Thursday 25 June 2015

What are some comparisons between "The Yellow Wallpaper" and "Trifles"?

Both Charlotte Perkins Gilman's "The Yellow Wallpaper" and Susan Glaspell's Trifles share the themes of the dangerous nature of repression, the treatment of women, and alienation.

  • Repression and treatment of women

Both the narrator of Gilman's story and Mrs. Wright, formerly Minnie Foster, suffer deeply from repressive acts upon their artistic spirits. For instance, the unnamed narrator has the keen sight of an artist who loves symmetry, and flowers and nature, while Minnie loves music, quilting, and songbirds. But, both women are forced to live under the starkest of conditions that deprive them of human companionship and conversation and all but mere necessities. For instance, the unnamed narrator notes, 



I think sometimes that if I were only well enough to write a little it would relieve the press of ideas and rest me.



In Trifles, in a similar fashionout of her deprivation of human communication, Minnie purchases a canary who sings to her, as she once did herself when she was young and happy.
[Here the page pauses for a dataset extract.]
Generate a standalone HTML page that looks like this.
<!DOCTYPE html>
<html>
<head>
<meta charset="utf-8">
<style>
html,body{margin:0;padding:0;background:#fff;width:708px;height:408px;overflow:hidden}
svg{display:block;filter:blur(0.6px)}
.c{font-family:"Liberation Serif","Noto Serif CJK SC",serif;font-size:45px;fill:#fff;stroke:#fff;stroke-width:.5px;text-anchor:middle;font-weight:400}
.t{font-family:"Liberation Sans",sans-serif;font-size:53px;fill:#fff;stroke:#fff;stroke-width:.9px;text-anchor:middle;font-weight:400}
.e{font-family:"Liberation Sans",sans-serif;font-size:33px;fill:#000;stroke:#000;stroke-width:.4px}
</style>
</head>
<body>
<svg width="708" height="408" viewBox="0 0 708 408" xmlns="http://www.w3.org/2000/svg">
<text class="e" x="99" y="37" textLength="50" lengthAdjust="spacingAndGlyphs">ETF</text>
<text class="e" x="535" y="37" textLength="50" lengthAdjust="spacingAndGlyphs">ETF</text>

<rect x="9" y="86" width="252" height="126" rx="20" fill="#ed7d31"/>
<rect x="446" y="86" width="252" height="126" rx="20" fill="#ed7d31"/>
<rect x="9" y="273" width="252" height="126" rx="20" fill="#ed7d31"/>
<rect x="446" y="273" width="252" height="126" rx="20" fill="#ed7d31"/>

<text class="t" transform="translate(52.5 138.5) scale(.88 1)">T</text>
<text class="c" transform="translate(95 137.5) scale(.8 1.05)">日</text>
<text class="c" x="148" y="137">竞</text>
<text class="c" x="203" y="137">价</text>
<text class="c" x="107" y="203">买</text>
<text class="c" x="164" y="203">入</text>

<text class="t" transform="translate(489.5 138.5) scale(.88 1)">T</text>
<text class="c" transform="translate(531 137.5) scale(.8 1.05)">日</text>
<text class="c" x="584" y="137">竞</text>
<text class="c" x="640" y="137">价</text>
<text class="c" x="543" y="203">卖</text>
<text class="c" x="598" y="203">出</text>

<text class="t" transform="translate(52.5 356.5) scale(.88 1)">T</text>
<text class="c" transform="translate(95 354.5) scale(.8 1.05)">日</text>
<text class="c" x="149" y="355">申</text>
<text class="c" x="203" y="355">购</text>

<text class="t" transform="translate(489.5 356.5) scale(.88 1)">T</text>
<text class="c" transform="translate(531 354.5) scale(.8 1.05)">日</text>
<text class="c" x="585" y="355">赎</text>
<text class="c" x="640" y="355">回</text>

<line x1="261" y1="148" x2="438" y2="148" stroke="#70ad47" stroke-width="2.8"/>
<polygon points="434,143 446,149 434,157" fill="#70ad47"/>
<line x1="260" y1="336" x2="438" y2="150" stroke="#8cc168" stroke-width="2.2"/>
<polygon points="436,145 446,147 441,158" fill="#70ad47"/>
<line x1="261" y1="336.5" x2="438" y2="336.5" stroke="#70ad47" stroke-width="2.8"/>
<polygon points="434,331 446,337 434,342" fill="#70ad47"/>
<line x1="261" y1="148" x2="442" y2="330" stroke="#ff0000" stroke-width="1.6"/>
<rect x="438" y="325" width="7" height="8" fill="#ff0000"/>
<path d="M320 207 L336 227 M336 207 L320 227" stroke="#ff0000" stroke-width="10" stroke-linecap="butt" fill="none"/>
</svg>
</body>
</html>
The repetition of repressive acts against Gilman's narrator and Mrs. Wright clearly break down their spirits and endanger their minds.  In "The Yellow Wallpaper," the narrator feels so repressed and virtually trapped in the room with the "hideous" walls covered with an asymmetrical pattern that she becomes delusional, imagining a woman behinds the "bars" of the wallpaper's lines who struggles to free herself. Eventually, her husband finds her insanely crawling along the floor; she tells him,



"I've got out at last...in spite of you...and I've pulled off most of the paper, so you can't put me back!"
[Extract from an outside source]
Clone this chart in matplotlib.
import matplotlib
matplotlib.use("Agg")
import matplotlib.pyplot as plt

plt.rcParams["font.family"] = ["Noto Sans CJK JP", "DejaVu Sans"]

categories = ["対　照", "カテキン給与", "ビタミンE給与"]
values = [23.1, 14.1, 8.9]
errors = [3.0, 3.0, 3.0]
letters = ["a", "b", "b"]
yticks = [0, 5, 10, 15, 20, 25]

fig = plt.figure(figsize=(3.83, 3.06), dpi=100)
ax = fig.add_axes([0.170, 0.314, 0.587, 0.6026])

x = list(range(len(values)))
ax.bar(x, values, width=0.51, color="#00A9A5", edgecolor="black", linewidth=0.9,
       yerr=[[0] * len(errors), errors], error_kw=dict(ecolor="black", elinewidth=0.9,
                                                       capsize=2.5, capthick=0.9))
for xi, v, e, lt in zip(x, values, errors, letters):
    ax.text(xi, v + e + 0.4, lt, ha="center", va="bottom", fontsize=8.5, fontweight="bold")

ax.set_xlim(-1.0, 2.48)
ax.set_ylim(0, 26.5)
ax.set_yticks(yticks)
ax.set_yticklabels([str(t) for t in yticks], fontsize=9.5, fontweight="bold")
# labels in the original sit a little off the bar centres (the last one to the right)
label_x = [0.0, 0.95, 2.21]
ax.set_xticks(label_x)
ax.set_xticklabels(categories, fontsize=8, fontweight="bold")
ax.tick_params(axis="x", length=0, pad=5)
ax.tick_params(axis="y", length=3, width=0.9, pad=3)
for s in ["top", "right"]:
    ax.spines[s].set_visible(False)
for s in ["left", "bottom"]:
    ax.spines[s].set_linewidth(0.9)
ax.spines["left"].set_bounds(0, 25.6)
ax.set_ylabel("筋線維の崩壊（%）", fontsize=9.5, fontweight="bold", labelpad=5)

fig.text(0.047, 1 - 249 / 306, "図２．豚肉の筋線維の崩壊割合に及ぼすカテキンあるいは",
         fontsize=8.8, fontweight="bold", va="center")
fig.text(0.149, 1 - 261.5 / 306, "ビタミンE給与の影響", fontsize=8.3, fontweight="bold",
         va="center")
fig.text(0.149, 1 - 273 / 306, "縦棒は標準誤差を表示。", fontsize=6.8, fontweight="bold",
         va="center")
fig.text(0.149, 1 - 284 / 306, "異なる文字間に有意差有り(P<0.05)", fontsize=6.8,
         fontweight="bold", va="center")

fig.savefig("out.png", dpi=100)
Also damaged mentally by her loneliness and repression by the hard, cold, and cruel Mr. Wright who silences the songs of the pet canary, Mrs. Wright (Minnie) has a mental breakdown and retaliates against her husband in a deadly similar fashion as his killing of the pet bird.


  • Alienation

Having been deprived of human companionship for a prolonged period, especially the company of understanding and friendly women, the two female characters have become isolated from those with whom they could communicate and share in experiences. For them, therefore, life has become haunted; they feel alone and bereft of the significance of friendship, music, and art--those things that nurture the soul.
Starved for the meaning that sharing with another living creature brings, the two women of the narratives under discussion, lose their holds upon reality as a consequence. In Trifles, Mrs. Hale reflects upon this existential condition of alienation:


MRS. HALE: I might have known she needed help! I know how things can be--for women....We all go through the same things--it's all just a different kind of the same thing.


In "The Yellow Wallpaper," the isolated narrator begins to hallucinate, imagining that it is she who, having freed herself, creeps off



away...in the open country,...as fast as a cloud shadow in a high wind.



Clearly, both "The Yellow Wallpaper" and Trifles deal thematically with the great psychological antagonists of repression and alienation along with the feminine reaction to these enemies of the imaginative and sensitive soul, a reaction that is, at the same time, defensive and destructive.